As a freshman in 2016, Beck started for the Cardinal on Opening Day, become the third freshman to do so after pitchers Mike Mussina and Cal Quantrill. Over 14 starts, he went 6–5 with a 2.48 ERA. Beck was named First Team All-Pac-12 Conference, a Freshman All-American by Collegiate Baseball, a Perfect Game/Rawlings First-Team Freshman All-American, a Baseball America First-Team Freshman All-American, and a Louisville Slugger Freshman All-American.

Beck suffered a stress fracture in his back in 2017, and missed the entire season. As he was a draft-eligible sophomore, the New York Yankees selected Beck in the 29th round of the 2017 MLB draft. Beck opted to return to Stanford for his junior year. In 2018, Beck went 8–4 with a 2.98 ERA over 15 starts. He was named All-Pac-12.

==Professional career==
===Atlanta Braves===
The Atlanta Braves selected Beck in the fourth round of the 2018 MLB draft. He signed for a signing bonus of $900,000, and spent his first professional season with the Gulf Coast League Braves, pitching 4 2/3 scoreless innings. Beck began 2019 with the Florida Fire Frogs, pitching to a 2–2 record with a 5.65 ERA over eight starts, and 36 2/3 innings in which he struck out 39 batters, and then nine innings over two starts for the GCL Braves in which he gave up four earned runs and struck out 14 batters.

===San Francisco Giants===
On July 31, 2019, the Braves traded Beck and Daniel Winkler to the San Francisco Giants in exchange for relief pitcher Mark Melancon. Beck was assigned to the San Jose Giants, and spent the remainder of the year there, going 3–2 with a 2.27 ERA over six starts, in 35 2/3 innings striking out 37 batters. He was selected to play in the Arizona Fall League for the Scottsdale Scorpions following the 2019 season, and was 1–2 with a 3.63 ERA in 22 1/3 innings in which he struck out 23 batters. Beck did not play professionally in 2020 due to the cancellation of the minor league season because of the COVID-19 pandemic.

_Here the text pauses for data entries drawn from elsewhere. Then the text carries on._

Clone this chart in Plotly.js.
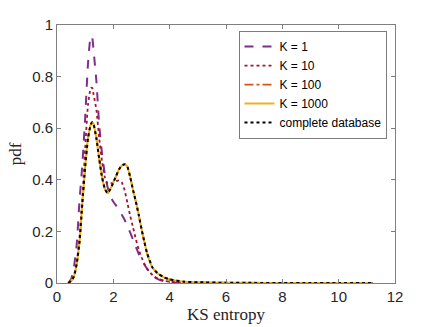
<!DOCTYPE html>
<html>
<head>
<meta charset="utf-8">
<script src="https://cdn.plot.ly/plotly-3.0.1.min.js"></script>
<style>
  html, body { margin: 0; padding: 0; background: #fff; }
  #chart { width: 436px; height: 327px; }
</style>
</head>
<body>
<div id="chart"></div>
<script>
// KS entropy pdf estimates
const xs = [0.4, 0.5, 0.6, 0.7, 0.8, 0.9, 1.0, 1.1, 1.2, 1.25, 1.3, 1.4, 1.5, 1.6, 1.7, 1.8, 1.9, 2.0, 2.1, 2.2, 2.3, 2.4, 2.5, 2.6, 2.7, 2.8, 2.9, 3.0, 3.1, 3.2, 3.4, 3.6, 3.8, 4.0, 4.5, 5, 6, 7, 8, 9, 10, 11.2];

const k1 = [0, 0.015, 0.06, 0.15, 0.32, 0.46, 0.64, 0.85, 0.957, 0.95, 0.9, 0.78, 0.61, 0.5, 0.42, 0.37, 0.335, 0.315, 0.3, 0.285, 0.265, 0.245, 0.22, 0.195, 0.168, 0.14, 0.113, 0.09, 0.072, 0.055, 0.028, 0.014, 0.007, 0.003, 0.001, 0, 0, 0, 0, 0, 0, 0];

const k10 = [0, 0.008, 0.028, 0.08, 0.18, 0.33, 0.52, 0.69, 0.755, 0.757, 0.73, 0.67, 0.56, 0.47, 0.41, 0.385, 0.385, 0.39, 0.395, 0.398, 0.39, 0.36, 0.31, 0.26, 0.215, 0.17, 0.13, 0.1, 0.075, 0.055, 0.03, 0.016, 0.009, 0.005, 0.002, 0.001, 0, 0, 0, 0, 0, 0];

const complete = [0, 0.008, 0.025, 0.075, 0.16, 0.31, 0.45, 0.56, 0.615, 0.623, 0.615, 0.56, 0.48, 0.41, 0.365, 0.348, 0.365, 0.39, 0.415, 0.44, 0.455, 0.46, 0.45, 0.41, 0.36, 0.315, 0.265, 0.21, 0.16, 0.115, 0.058, 0.035, 0.022, 0.014, 0.005, 0.003, 0.001, 0.0005, 0.0003, 0.0002, 0.0001, 0];

const k100 = complete;
const k1000 = complete;

const serif = "Liberation Serif, DejaVu Serif, serif";
const sans = "Liberation Sans, Arial, sans-serif";

function line(y, name, color, dash, width) {
    return {
        x: xs, y, name, type: "scatter", mode: "lines",
        line: { color, dash, width, shape: "spline", smoothing: 0.5 }
    };
}

const traces = [
    line(k1, "K = 1", "#7E2F8E", "dash", 2),
    line(k10, "K = 10", "#A2142F", "dot", 1.8),
    line(k100, "K = 100", "#D95319", "dashdot", 1.8),
    line(k1000, "K = 1000", "#EDB120", "solid", 2),
    line(complete, "complete database", "#000000", "dot", 2)
];

const axisBase = {
    showgrid: false, zeroline: false,
    showline: true, linecolor: "#7f7f7f", linewidth: 1,
    mirror: "allticks", ticks: "inside", ticklen: 4, tickcolor: "#7f7f7f",
    tickfont: { family: sans, size: 15, color: "#262626" }
};

Plotly.newPlot("chart", traces, {
    width: 436, height: 327,
    margin: { l: 57, r: 41, t: 25, b: 44 },
    paper_bgcolor: "#fff", plot_bgcolor: "#fff",
    xaxis: Object.assign({}, axisBase, {
        range: [0, 12], tickvals: [0, 2, 4, 6, 8, 10, 12],
        title: { text: "KS entropy", font: { family: serif, size: 17, color: "#262626" }, standoff: 2 }
    }),
    yaxis: Object.assign({}, axisBase, {
        range: [0, 1], tickvals: [0, 0.2, 0.4, 0.6, 0.8, 1],
        ticktext: ["0", "0.2", "0.4", "0.6", "0.8", "1"],
        title: { text: "pdf", font: { family: serif, size: 17, color: "#262626" }, standoff: 6 }
    }),
    legend: {
        x: 0.976, xanchor: "right", y: 0.975, yanchor: "top",
        bgcolor: "#fff", bordercolor: "#262626", borderwidth: 0.6,
        font: { family: sans, size: 12, color: "#000" },
        itemwidth: 30, tracegroupgap: 0
    },
    showlegend: true
}, { displayModeBar: false, staticPlot: true });
</script>
</body>
</html>
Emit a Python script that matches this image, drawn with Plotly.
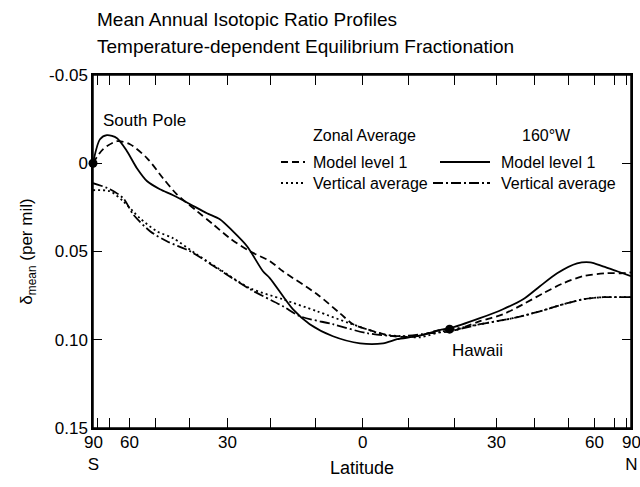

Beck began the 2021 season with the Richmond Flying Squirrels of Double-A Northeast. Playing for Giants Black, San Jose, and Richmond he was 4–5 with a 6.27 ERA in 12 games (10 starts) in which he pitched 37 1/3 innings and struck out 29 batters. In 2022, he pitched for Richmond and the Sacramento River Cats of the Triple-A Pacific Coast League. He was a combined 5–9 with a 5.25 ERA as in 23 games (22 starts) he pitched 111 1/3 innings and struck out 116 batters. On November 15, 2022, the Giants added Beck to their 40-man roster to protect him from being eligible in the Rule 5 draft.

The Giants optioned to Triple-A Sacramento to begin the 2023 season. On April 19, Beck was promoted to the major leagues for the first time after Alex Wood was placed on the injured list. He made his major league debut on April 20, tossing 5 1/3 innings of relief against the New York Mets. In 33 appearances for San Francisco, Beck logged a 3.92 ERA with 68 strikeouts and 2 saves across 85 innings pitched.

On March 2, 2024, it was announced that Beck would undergo surgery to remove an aneurysm from the upper part of his pitching arm. He was transferred to the 60–day injured list the following day. Beck was activated on September 1. In 7 appearances for San Francisco, he compiled a 1.69 ERA with 14 strikeouts over 16 innings of work.

Beck was optioned to Triple-A Sacramento to begin the 2025 season. He was recalled to the majors for the first time in 2025 on May 23, after Justin Verlander was placed on the 15-day injured list. Beck appeared in 31 games for San Francisco, including one start, finishing with a 4.61 ERA, two saves, and 41 strikouts across 56 2/3 innings.

Beck was optioned to Triple-A Sacramento to begin the 2026 season.

==International career==
Beck played for the Great Britain national baseball team in the 2026 World Baseball Classic.

==Personal life==
Beck's mother and older sister graduated from Stanford University. Beck and his younger brother, Brendan, played baseball together for Corona High and Stanford.